In Africa today, similar pressures, poverty, illness, unemployment, and weak
social safety nets create fertile ground for suspicion.
When people lack scientific explanations or access to
healthcare, they search for someone to blame. The accused becomes a symbolic
target for collective fear. Another similarity lies in the role of authority.
In Europe, religious leaders, judges, and even kings endorsed witch hunts.
Today, in some African regions, certain pastors, traditional healers, or local
power figures reinforce accusations for personal gain or influence.
The mechanism is the same: fear becomes a tool of control. Yet
it is important to recognize that Africa is not “behind” Europe. Rather, Africa
is experiencing a phase that Europe and America once went through, a phase
driven by social anxiety, limited access to scientific knowledge, and the human
tendency to explain the unknown through supernatural narratives.
As societies modernize, witchcraft accusations tend to
decline, just as they did in the West. Understanding this shared history can
help reduce stigma. It reminds us that witchcraft accusations are not an
“African problem” but a human problem, one rooted in fear, misunderstanding,
and the struggle to make sense of suffering.
It also highlights the need for education, mental health
support, and stronger community structures to protect vulnerable people. The
lesson from Europe and America is clear: societies can outgrow witch hunts.
They can replace fear with knowledge and violence with compassion.
Africa is capable of the same transformation, and in many
places, it has already begun.
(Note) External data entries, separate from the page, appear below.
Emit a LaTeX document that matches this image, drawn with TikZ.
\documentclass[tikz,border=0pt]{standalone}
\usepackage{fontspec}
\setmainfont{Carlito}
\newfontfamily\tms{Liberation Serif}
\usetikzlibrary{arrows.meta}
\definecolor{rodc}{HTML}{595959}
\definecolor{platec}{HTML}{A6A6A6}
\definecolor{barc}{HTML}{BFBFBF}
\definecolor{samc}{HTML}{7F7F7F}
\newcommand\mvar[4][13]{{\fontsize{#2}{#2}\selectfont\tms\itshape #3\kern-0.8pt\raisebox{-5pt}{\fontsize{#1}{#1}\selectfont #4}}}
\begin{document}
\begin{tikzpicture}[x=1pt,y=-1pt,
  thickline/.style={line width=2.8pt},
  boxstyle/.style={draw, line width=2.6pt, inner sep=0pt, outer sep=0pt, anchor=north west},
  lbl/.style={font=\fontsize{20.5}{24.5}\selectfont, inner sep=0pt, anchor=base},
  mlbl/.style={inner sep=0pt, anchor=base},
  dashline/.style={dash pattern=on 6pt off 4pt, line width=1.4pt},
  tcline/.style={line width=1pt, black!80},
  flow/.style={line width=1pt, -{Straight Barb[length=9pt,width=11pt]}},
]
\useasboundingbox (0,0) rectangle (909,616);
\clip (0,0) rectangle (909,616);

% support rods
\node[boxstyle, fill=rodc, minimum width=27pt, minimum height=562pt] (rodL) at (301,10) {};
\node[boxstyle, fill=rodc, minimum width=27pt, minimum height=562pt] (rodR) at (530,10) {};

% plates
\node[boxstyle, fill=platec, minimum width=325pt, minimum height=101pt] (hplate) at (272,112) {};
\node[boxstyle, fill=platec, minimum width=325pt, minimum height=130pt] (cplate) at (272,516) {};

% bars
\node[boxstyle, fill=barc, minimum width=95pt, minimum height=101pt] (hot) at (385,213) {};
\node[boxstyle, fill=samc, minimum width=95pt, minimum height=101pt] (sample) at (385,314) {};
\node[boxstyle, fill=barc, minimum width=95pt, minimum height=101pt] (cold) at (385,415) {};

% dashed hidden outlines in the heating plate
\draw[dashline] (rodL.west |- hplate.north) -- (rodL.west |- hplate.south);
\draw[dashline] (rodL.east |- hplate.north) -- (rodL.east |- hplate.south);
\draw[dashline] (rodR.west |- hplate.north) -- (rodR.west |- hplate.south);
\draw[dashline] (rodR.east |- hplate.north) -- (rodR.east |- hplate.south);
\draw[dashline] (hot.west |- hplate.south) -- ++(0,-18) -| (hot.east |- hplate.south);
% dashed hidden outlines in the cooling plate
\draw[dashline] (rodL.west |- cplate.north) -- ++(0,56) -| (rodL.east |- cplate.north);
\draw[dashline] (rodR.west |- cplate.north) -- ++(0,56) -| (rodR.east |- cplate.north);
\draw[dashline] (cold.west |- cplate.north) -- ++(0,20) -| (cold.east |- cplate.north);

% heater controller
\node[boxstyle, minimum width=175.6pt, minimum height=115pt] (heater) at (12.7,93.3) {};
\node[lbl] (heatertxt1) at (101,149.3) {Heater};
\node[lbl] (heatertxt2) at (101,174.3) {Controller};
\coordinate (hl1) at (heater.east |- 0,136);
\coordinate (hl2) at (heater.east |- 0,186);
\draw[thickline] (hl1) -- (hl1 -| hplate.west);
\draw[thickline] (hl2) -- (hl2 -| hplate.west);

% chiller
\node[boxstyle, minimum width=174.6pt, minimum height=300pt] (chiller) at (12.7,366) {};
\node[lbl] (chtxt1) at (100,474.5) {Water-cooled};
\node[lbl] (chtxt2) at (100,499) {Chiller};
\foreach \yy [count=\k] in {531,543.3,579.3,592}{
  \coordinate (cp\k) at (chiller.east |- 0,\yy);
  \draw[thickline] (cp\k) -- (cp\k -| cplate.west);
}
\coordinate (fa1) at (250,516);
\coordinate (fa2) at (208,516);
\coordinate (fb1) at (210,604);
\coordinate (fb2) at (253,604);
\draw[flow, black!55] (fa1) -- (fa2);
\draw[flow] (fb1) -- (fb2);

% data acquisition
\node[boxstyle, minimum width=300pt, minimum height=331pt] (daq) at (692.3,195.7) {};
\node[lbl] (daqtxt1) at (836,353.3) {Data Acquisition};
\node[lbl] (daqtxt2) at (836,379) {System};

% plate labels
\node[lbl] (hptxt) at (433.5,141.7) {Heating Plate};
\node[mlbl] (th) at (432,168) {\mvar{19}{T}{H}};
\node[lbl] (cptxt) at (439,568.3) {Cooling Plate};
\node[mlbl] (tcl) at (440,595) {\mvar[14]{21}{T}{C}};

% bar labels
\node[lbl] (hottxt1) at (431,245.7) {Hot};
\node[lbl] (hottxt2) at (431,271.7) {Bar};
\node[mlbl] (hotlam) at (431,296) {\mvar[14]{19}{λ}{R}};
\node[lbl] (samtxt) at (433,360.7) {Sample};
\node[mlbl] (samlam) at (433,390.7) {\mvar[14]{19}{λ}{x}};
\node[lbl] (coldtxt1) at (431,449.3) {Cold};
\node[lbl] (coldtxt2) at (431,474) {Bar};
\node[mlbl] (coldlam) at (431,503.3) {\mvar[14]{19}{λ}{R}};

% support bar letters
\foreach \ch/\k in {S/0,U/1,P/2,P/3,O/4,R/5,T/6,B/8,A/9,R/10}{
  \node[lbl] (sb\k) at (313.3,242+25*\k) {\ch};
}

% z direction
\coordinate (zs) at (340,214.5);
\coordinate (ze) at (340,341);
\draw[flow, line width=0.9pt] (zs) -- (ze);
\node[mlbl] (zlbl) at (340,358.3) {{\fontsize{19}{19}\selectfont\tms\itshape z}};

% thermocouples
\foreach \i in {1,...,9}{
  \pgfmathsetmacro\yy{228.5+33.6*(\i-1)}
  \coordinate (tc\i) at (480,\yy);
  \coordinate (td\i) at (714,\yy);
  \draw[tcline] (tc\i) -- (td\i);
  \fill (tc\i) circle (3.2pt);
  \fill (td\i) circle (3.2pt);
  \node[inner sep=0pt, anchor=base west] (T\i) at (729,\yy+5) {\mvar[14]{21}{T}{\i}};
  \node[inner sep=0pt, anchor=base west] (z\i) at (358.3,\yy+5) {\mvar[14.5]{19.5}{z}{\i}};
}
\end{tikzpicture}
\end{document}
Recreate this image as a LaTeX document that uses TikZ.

However, acknowledging the historical parallels
helps us see that the path forward is not about blaming cultures; it is about
understanding human nature and building systems that protect the innocent.
References
• Brian
Levack, The Witch-Hunt in Early Modern Europe.
• Smithsonian
Magazine, “What Really Happened During the Salem Witch Trials.”
• BBC
Documentary: The Pendle Witch Child;
• United
Nations Human Rights Council reports on witchcraft-related violence in Africa.